Bundan bir kaç ay önce 6 yaşında, artık kendi yumurtasını kendi kırıp, istediği kıvamda pişirebilecek yaşa gelmiş olan oğluma yumurta kırmayı öğrettim. Onun için dünyanın en heyecanlı öğretisiydi o gün olanlar. İşine yarayacak bir bilgi öğrenmişti, kendisine inanılmıştı, içindeki acilen büyüme arzusunu sevindiren bir tecrübe yaşamıştı. vs. vs. Ve o heyecanla, dolapta kalan her yumurtayı, mutfakta bulduğu her kabın içinde pişirmek istemiş ve hepsini bana ikram etmişti.
Aynı çocuk; geçen hafta "AAA ANNE SEN BANA HİÇ TREN ALMADIN!" dediğinde "ne şanslısın, bak büyüdüğünde kendine alabileceğin bir şey kalmış!" cevabı karşısında, bir şeylere sahip olmamanın, olmasından daha iyi olabileceğini de böylece öğreniyor. Benim çocuğum olmak zor mu kolay mı bilmiyorum. Bunu çocuklara sormak lazım ;) Bununla birlikte, ben de onlarla hayatı yeniden yeniden ve yeniden öğreniyorum. Evet, bir şeylere sahip olmamam, elimde hala hayalini kurabileceğim şeyler var anlamına da gelmiyor mu biraz?

Anne olmanın zorlukları anlatıla anlatıla bitmez ya;
Neden hep zorluklarına odaklanıyoruz?
Neden hep "daha iyi anne olma yolunda" kendimizle yarışıyoruz?
Doğru anne  dayatması, toplumda büyük bir ekonomi doğurmak adına pompalanan bir motivasyon mudur?
DOĞRU ANNE  yerine DOĞAL ANNE olmamız gerekmiyor mu?
"Yeter ki çocuklar mutlu olsun" miti kaç yüzyıldır var?
Daha önceki yüzyıllarda yaşayan tüm çocuklar mutsuz muydu?

Daha bir sürü böyle soru sorabilirim. Evet, Allah bize çocuklar emanet ediyor. Bize onları güvendiği için hissettiğimiz sorumluluk çok büyük. Bununla birlikte bana beni de emanet etti. Kurduğu sistemde cenneti dahi ayaklarımızın altına serdiğine göre iyi bir şeyiz biz :) Bu çağda, çocuklara; kendileri için deli gibi çaba harcayan anneleri tarafından, hiç bir emek harcamadıkları halde anne değerinden fazla değer yüklenmesi, çocuklara bağımlılık, değersizlik, kıymet bilmezlik, tatminsizlik vs. yani karakter bozukluğu olarak geri dönmektedir.  Yani iyi bir şey yapıyor olduğumuz zannıyla çocuklarımıza en büyük kötülüğü biz yapıyoruz. Ne ironik değil mi?

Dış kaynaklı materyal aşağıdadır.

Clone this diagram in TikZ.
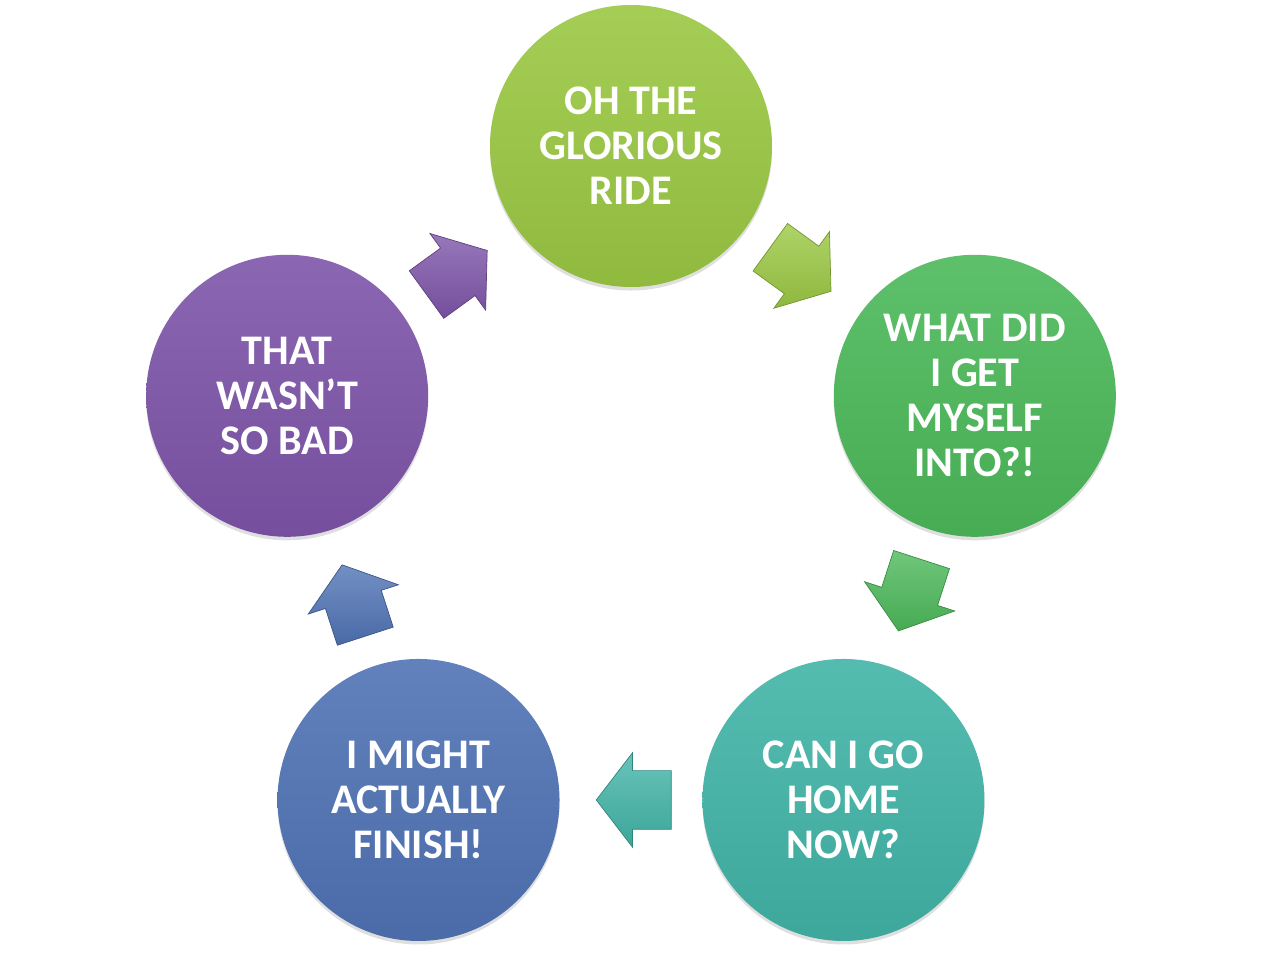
\documentclass[tikz,border=0pt]{standalone}
\usepackage{fontspec}
\setmainfont{Carlito}
\usetikzlibrary{calc,shapes.arrows,shadows}
\definecolor{RideGreen}{HTML}{9BC843}
\definecolor{SelfGreen}{HTML}{4CB95A}
\definecolor{HomeTeal}{HTML}{42B4A7}
\definecolor{FinishBlue}{HTML}{5073B5}
\definecolor{BadPurple}{HTML}{7E55A9}

\begin{document}
\begin{tikzpicture}[
  stage/.style={circle,minimum size=5.64cm,inner sep=0pt,align=center,text=white,
    font=\fontsize{24}{25.6}\selectfont\bfseries,
    top color=#1!90!white,bottom color=#1!93!black,
    drop shadow={shadow xshift=0pt,shadow yshift=-2pt,opacity=.25}},
  flow/.style={single arrow,single arrow head extend=0.36cm,single arrow tip angle=105,
    minimum height=1.5cm,minimum width=1.88cm,inner xsep=0pt,inner ysep=0.58cm,
    top color=#1!80!white,bottom color=#1!92!black,draw=#1!75!black,line width=0.4pt}]
  \useasboundingbox (-12.62,-8.95) rectangle (12.64,10.15);
  \node[stage=RideGreen] (ride) at (90:7.23) {OH THE\\GLORIOUS\\RIDE};
  \node[stage=SelfGreen] (myself) at (18:7.23) {WHAT DID\\I GET\\MYSELF\\INTO?!};
  \node[stage=HomeTeal] (home) at (-54:7.23) {CAN I GO\\HOME\\NOW?};
  \node[stage=FinishBlue] (finish) at (-126:7.23) {I MIGHT\\ACTUALLY\\FINISH!};
  \node[stage=BadPurple] (notbad) at (162:7.23) {THAT\\WASN’T\\SO BAD};
  \node[flow=RideGreen,rotate=-36] (ride-myself) at ($(ride)!0.467!(myself)$) {};
  \node[flow=SelfGreen,rotate=-108] (myself-home) at ($(myself)!0.467!(home)$) {};
  \node[flow=HomeTeal,rotate=180] (home-finish) at ($(home)!0.467!(finish)$) {};
  \node[flow=FinishBlue,rotate=108] (finish-notbad) at ($(finish)!0.467!(notbad)$) {};
  \node[flow=BadPurple,rotate=36] (notbad-ride) at ($(notbad)!0.467!(ride)$) {};
\end{tikzpicture}
\end{document}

Bu yüzden DOĞAL ANNELİK-ANNE HAKLARI HAREKETİ diye bir şey olmalı. İçinizden peki babalar? diye soranlar çıkabilir. E buna vereceğim cevap basit, çocuklar konusunda annelerin ne kadar yakınında olduğunu az çok bildiğimiz erkekler de kendi haklarını kendileri savunsun şekerim:))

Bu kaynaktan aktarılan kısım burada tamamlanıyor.